▶ INSTRUCTIONS FOR THE TASK
Without the pictures, write out all the lines below exactly as they appear.

▶ DATA SEGMENT
---*---
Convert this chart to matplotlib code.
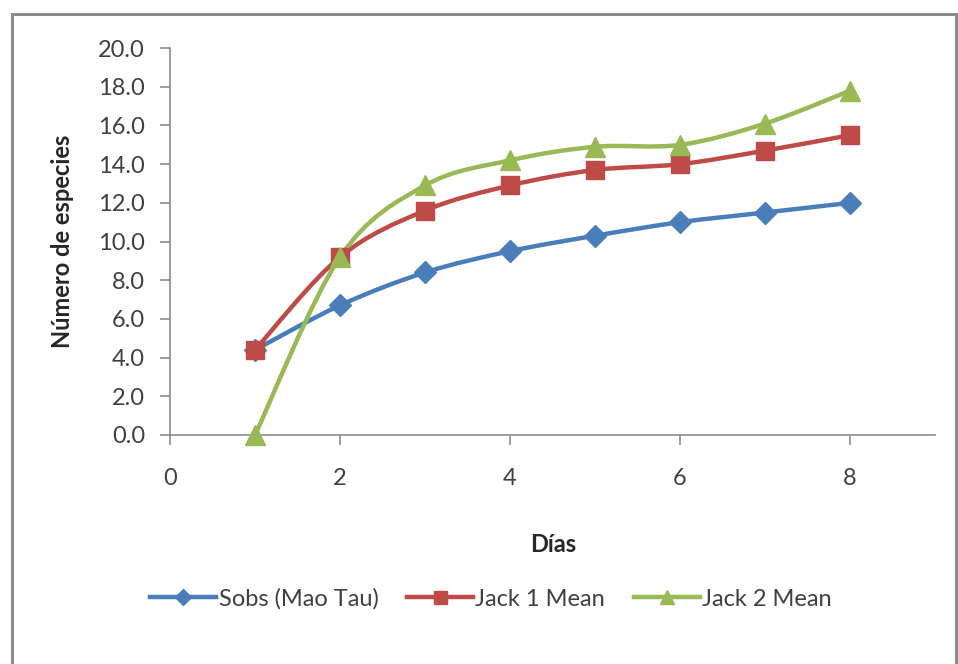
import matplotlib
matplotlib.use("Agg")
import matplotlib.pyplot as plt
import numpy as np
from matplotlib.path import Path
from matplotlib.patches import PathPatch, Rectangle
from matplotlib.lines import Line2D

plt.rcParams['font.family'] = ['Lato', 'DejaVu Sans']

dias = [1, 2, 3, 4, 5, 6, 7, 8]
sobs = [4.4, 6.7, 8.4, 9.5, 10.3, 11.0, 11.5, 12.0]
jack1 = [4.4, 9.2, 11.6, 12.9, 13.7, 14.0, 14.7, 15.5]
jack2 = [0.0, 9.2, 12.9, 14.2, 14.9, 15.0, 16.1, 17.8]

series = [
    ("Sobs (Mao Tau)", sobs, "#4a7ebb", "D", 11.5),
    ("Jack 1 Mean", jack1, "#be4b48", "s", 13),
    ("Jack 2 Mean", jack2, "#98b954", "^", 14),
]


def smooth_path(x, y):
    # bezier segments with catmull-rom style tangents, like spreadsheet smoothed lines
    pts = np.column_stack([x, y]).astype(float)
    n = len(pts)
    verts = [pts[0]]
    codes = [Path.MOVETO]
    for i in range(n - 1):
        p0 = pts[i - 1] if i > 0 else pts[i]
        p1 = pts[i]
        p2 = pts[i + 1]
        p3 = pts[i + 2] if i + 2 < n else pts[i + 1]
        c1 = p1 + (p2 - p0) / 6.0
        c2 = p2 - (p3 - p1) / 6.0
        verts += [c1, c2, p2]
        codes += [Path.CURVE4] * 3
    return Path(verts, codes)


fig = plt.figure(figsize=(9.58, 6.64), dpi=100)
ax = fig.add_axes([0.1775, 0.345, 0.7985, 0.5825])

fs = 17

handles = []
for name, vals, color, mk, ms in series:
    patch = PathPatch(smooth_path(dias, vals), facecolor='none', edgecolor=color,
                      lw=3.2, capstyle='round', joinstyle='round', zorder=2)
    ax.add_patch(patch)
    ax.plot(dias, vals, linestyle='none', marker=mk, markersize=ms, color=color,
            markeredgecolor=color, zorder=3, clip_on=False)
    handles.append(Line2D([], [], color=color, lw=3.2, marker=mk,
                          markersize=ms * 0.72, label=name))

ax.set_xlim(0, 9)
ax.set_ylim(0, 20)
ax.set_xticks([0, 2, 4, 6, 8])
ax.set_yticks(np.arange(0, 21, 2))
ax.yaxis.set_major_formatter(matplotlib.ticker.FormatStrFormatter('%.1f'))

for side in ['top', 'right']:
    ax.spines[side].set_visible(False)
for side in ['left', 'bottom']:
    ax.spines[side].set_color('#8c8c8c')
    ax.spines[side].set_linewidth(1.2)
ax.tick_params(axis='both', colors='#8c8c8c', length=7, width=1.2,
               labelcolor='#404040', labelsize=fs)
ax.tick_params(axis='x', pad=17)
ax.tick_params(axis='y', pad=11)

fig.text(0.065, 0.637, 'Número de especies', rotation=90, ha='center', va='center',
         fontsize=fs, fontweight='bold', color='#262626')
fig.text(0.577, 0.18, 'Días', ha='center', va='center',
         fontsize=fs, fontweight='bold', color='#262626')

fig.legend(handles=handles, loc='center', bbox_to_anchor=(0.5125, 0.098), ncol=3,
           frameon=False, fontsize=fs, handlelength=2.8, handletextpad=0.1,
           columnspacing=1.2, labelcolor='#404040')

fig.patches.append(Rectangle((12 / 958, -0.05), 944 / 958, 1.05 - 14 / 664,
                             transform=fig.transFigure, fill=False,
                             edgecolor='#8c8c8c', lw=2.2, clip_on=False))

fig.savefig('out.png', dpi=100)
---*---
▶ RIGHT ANSWER
Convert this chart to matplotlib code.
import matplotlib
matplotlib.use("Agg")
import matplotlib.pyplot as plt
import numpy as np
from matplotlib.path import Path
from matplotlib.patches import PathPatch, Rectangle
from matplotlib.lines import Line2D

plt.rcParams['font.family'] = ['Lato', 'DejaVu Sans']

dias = [1, 2, 3, 4, 5, 6, 7, 8]
sobs = [4.4, 6.7, 8.4, 9.5, 10.3, 11.0, 11.5, 12.0]
jack1 = [4.4, 9.2, 11.6, 12.9, 13.7, 14.0, 14.7, 15.5]
jack2 = [0.0, 9.2, 12.9, 14.2, 14.9, 15.0, 16.1, 17.8]

series = [
    ("Sobs (Mao Tau)", sobs, "#4a7ebb", "D", 11.5),
    ("Jack 1 Mean", jack1, "#be4b48", "s", 13),
    ("Jack 2 Mean", jack2, "#98b954", "^", 14),
]


def smooth_path(x, y):
    # bezier segments with catmull-rom style tangents, like spreadsheet smoothed lines
    pts = np.column_stack([x, y]).astype(float)
    n = len(pts)
    verts = [pts[0]]
    codes = [Path.MOVETO]
    for i in range(n - 1):
        p0 = pts[i - 1] if i > 0 else pts[i]
        p1 = pts[i]
        p2 = pts[i + 1]
        p3 = pts[i + 2] if i + 2 < n else pts[i + 1]
        c1 = p1 + (p2 - p0) / 6.0
        c2 = p2 - (p3 - p1) / 6.0
        verts += [c1, c2, p2]
        codes += [Path.CURVE4] * 3
    return Path(verts, codes)


fig = plt.figure(figsize=(9.58, 6.64), dpi=100)
ax = fig.add_axes([0.1775, 0.345, 0.7985, 0.5825])

fs = 17

handles = []
for name, vals, color, mk, ms in series:
    patch = PathPatch(smooth_path(dias, vals), facecolor='none', edgecolor=color,
                      lw=3.2, capstyle='round', joinstyle='round', zorder=2)
    ax.add_patch(patch)
    ax.plot(dias, vals, linestyle='none', marker=mk, markersize=ms, color=color,
            markeredgecolor=color, zorder=3, clip_on=False)
    handles.append(Line2D([], [], color=color, lw=3.2, marker=mk,
                          markersize=ms * 0.72, label=name))

ax.set_xlim(0, 9)
ax.set_ylim(0, 20)
ax.set_xticks([0, 2, 4, 6, 8])
ax.set_yticks(np.arange(0, 21, 2))
ax.yaxis.set_major_formatter(matplotlib.ticker.FormatStrFormatter('%.1f'))

for side in ['top', 'right']:
    ax.spines[side].set_visible(False)
for side in ['left', 'bottom']:
    ax.spines[side].set_color('#8c8c8c')
    ax.spines[side].set_linewidth(1.2)
ax.tick_params(axis='both', colors='#8c8c8c', length=7, width=1.2,
               labelcolor='#404040', labelsize=fs)
ax.tick_params(axis='x', pad=17)
ax.tick_params(axis='y', pad=11)

fig.text(0.065, 0.637, 'Número de especies', rotation=90, ha='center', va='center',
         fontsize=fs, fontweight='bold', color='#262626')
fig.text(0.577, 0.18, 'Días', ha='center', va='center',
         fontsize=fs, fontweight='bold', color='#262626')

fig.legend(handles=handles, loc='center', bbox_to_anchor=(0.5125, 0.098), ncol=3,
           frameon=False, fontsize=fs, handlelength=2.8, handletextpad=0.1,
           columnspacing=1.2, labelcolor='#404040')

fig.patches.append(Rectangle((12 / 958, -0.05), 944 / 958, 1.05 - 14 / 664,
                             transform=fig.transFigure, fill=False,
                             edgecolor='#8c8c8c', lw=2.2, clip_on=False))

fig.savefig('out.png', dpi=100)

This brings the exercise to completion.